Signed acknowledgment A written statement that payment was received. Use it for cash payments like rent.

Common Payment Mix-Ups And How To Avoid Them

Most payment problems are small slips that cause delays, confusion, or extra fees. A short check before you hit “send” helps a lot.

Wrong Reference On A Transfer

Transfers often rely on a reference line to match your payment to an invoice. If you leave it blank or type the wrong number, the money may arrive but not be credited to your account.

  • Copy the invoice number exactly.
  • Add your name if the business asks for it.
  • Save the confirmation screen.

Duplicate Payments

If a site lags, it’s easy to pay twice. Before retrying, check whether the first attempt is pending. If it is, wait and check again.
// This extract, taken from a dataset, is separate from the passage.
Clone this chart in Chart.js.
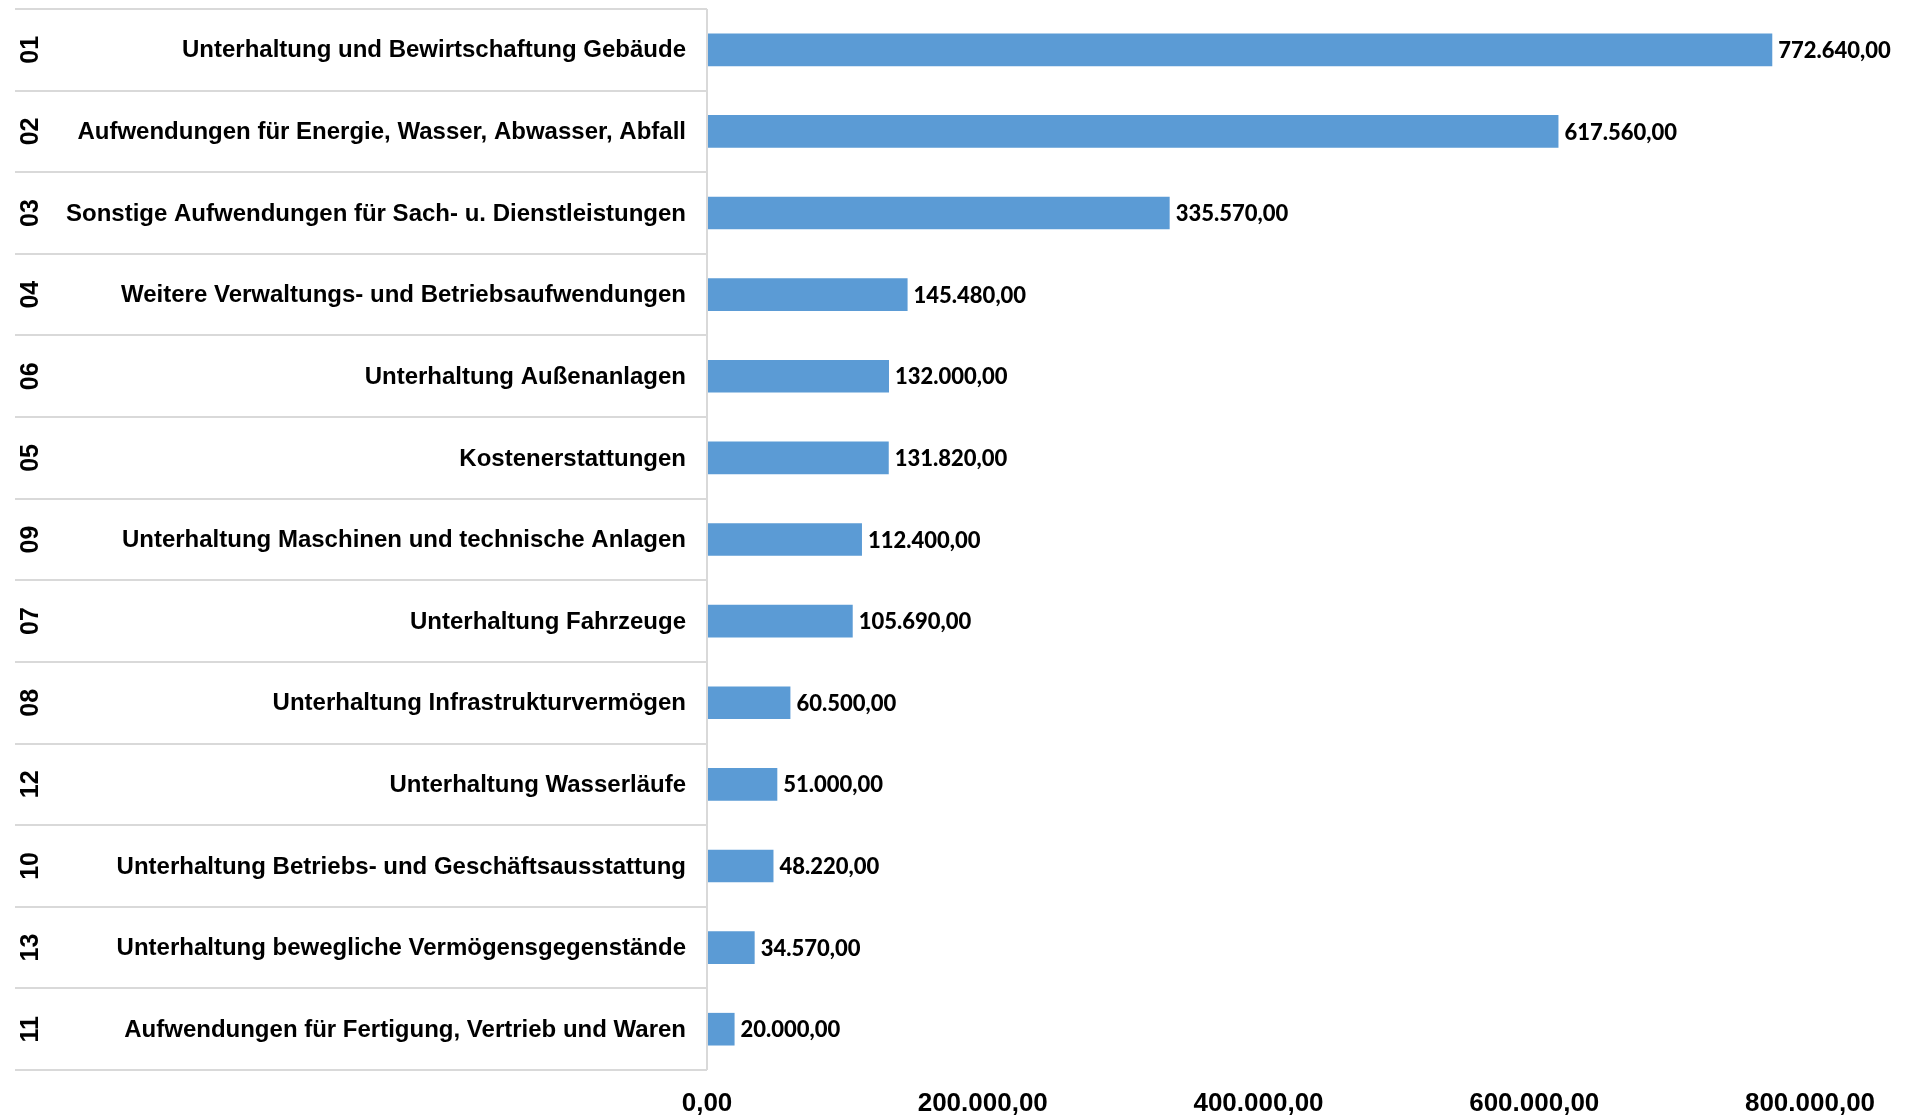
<!DOCTYPE html>
<html>
<head>
<meta charset="utf-8">
<script src="https://cdn.jsdelivr.net/npm/chart.js@4"></script>
<style>
  body { margin: 0; background: #fff; }
  #wrap { width: 1907px; height: 1118px; position: relative; }
</style>
</head>
<body>
<div id="wrap"><canvas id="chart"></canvas></div>
<script>
// Kostenarten, Reihenfolge wie im Diagramm (von oben nach unten)
const codes = ["01", "02", "03", "04", "06", "05", "09", "07", "08", "12", "10", "13", "11"];
const names = [
    "Unterhaltung und Bewirtschaftung Gebäude",
    "Aufwendungen für Energie, Wasser, Abwasser, Abfall",
    "Sonstige Aufwendungen für Sach- u. Dienstleistungen",
    "Weitere Verwaltungs- und Betriebsaufwendungen",
    "Unterhaltung Außenanlagen",
    "Kostenerstattungen",
    "Unterhaltung Maschinen und technische Anlagen",
    "Unterhaltung Fahrzeuge",
    "Unterhaltung Infrastrukturvermögen",
    "Unterhaltung Wasserläufe",
    "Unterhaltung Betriebs- und Geschäftsausstattung",
    "Unterhaltung bewegliche Vermögensgegenstände",
    "Aufwendungen für Fertigung, Vertrieb und Waren"
];
const amounts = [772640, 617560, 335570, 145480, 132000, 131820, 112400, 105690, 60500, 51000, 48220, 34570, 20000];
const xTicks = [0, 200000, 400000, 600000, 800000];

const barColor = "#5b9bd5";
const lineColor = "#d9d9d9";
const arialFont = "'Liberation Sans', Arial, sans-serif";

function formatDE(v) {
    const parts = Math.round(v).toString().replace(/\B(?=(\d{3})+(?!\d))/g, ".");
    return parts + ",00";
}

// Codes links (gedreht), Namen, Trennlinien, Werte an den Balken
const extrasPlugin = {
    id: "extras",
    afterDraw(chart) {
        const ctx = chart.ctx;
        const yScale = chart.scales.y;
        const area = chart.chartArea;
        const meta = chart.getDatasetMeta(0);
        const step = yScale.getPixelForValue(1) - yScale.getPixelForValue(0);

        ctx.save();
        ctx.strokeStyle = lineColor;
        ctx.lineWidth = 2;
        for (let i = 0; i <= codes.length; i++) {
            const y = Math.round(yScale.getPixelForValue(i) - step / 2);
            ctx.beginPath();
            ctx.moveTo(15, y);
            ctx.lineTo(area.left, y);
            ctx.stroke();
        }
        ctx.beginPath();
        ctx.moveTo(area.left, yScale.getPixelForValue(0) - step / 2);
        ctx.lineTo(area.left, yScale.getPixelForValue(codes.length - 1) + step / 2);
        ctx.stroke();

        ctx.fillStyle = "#000";
        ctx.textBaseline = "middle";

        ctx.font = "bold 25px " + arialFont;
        ctx.textAlign = "center";
        codes.forEach((c, i) => {
            ctx.save();
            ctx.translate(31, yScale.getPixelForValue(i));
            ctx.rotate(-Math.PI / 2);
            ctx.fillText(c, 0, 0);
            ctx.restore();
        });

        ctx.font = "bold 24px " + arialFont;
        ctx.textAlign = "right";
        names.forEach((n, i) => {
            ctx.fillText(n, area.left - 21, yScale.getPixelForValue(i) + 1);
        });

        ctx.font = "900 22px Lato, 'Open Sans', sans-serif";
        ctx.textAlign = "left";
        meta.data.forEach((bar, i) => {
            ctx.fillText(formatDE(amounts[i]), bar.x + 6, bar.y + 1);
        });
        ctx.restore();
    }
};

const chart = new Chart(document.getElementById("chart"), {
    type: "bar",
    data: {
        labels: names,
        datasets: [{
            data: amounts,
            backgroundColor: barColor,
            barPercentage: 0.4,
            categoryPercentage: 1
        }]
    },
    options: {
        indexAxis: "y",
        responsive: true,
        maintainAspectRatio: false,
        animation: false,
        layout: { padding: { top: 9, right: 97, bottom: 0, left: 0 } },
        plugins: {
            legend: { display: false },
            tooltip: { enabled: false }
        },
        scales: {
            x: {
                min: 0,
                max: 800000,
                afterBuildTicks: (scale) => { scale.ticks = xTicks.map(v => ({ value: v })); },
                afterFit: (scale) => { scale.height = 48; },
                grid: { display: false },
                border: { display: false },
                ticks: {
                    color: "#000",
                    padding: 10,
                    maxRotation: 0,
                    font: { family: arialFont, size: 26, weight: "bold" },
                    callback: (v) => formatDE(v)
                }
            },
            y: {
                afterFit: (scale) => { scale.width = 707; },
                grid: { display: false },
                border: { display: false },
                ticks: { display: false }
            }
        }
    },
    plugins: [extrasPlugin]
});
</script>
</body>
</html>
Late Fees Caused By Timing

Some systems treat payment as complete only when it’s received. If you’re near a deadline, pay earlier than usual or use a method that posts the same day.

How To Use Payment In A Sentence

Here are patterns that sound natural in everyday writing. Swap in your own details and you’re set.

  • “I made a payment on my electricity bill today.”
  • “Your payment is due on the 5th of the month.”
  • “We received your payment and updated your balance.”
  • “Can you send proof of payment by email?”
  • “They accept payment by card, bank transfer, or cash.”

Quick Checklist Before You Make A Payment

This quick list keeps payment clean, especially when deadlines are close.

  • Confirm the receiver name and account details.
  • Check the amount, currency, and any fees shown at checkout.
  • Add the right invoice number or reference.
  • Pick a method that fits the deadline.
  • Save proof right away: receipt, screenshot, or confirmation message.
  • Afterward, check that it moved from pending to posted.

Putting It All Together

Payment is the action that settles an obligation. Once you track who paid, what it was for, when it counts as done, and what record proves it, the word stops being vague.

If you still catch yourself asking what is the meaning of payment? when you see it on a bill or in an app, use the five details from earlier as your quick check.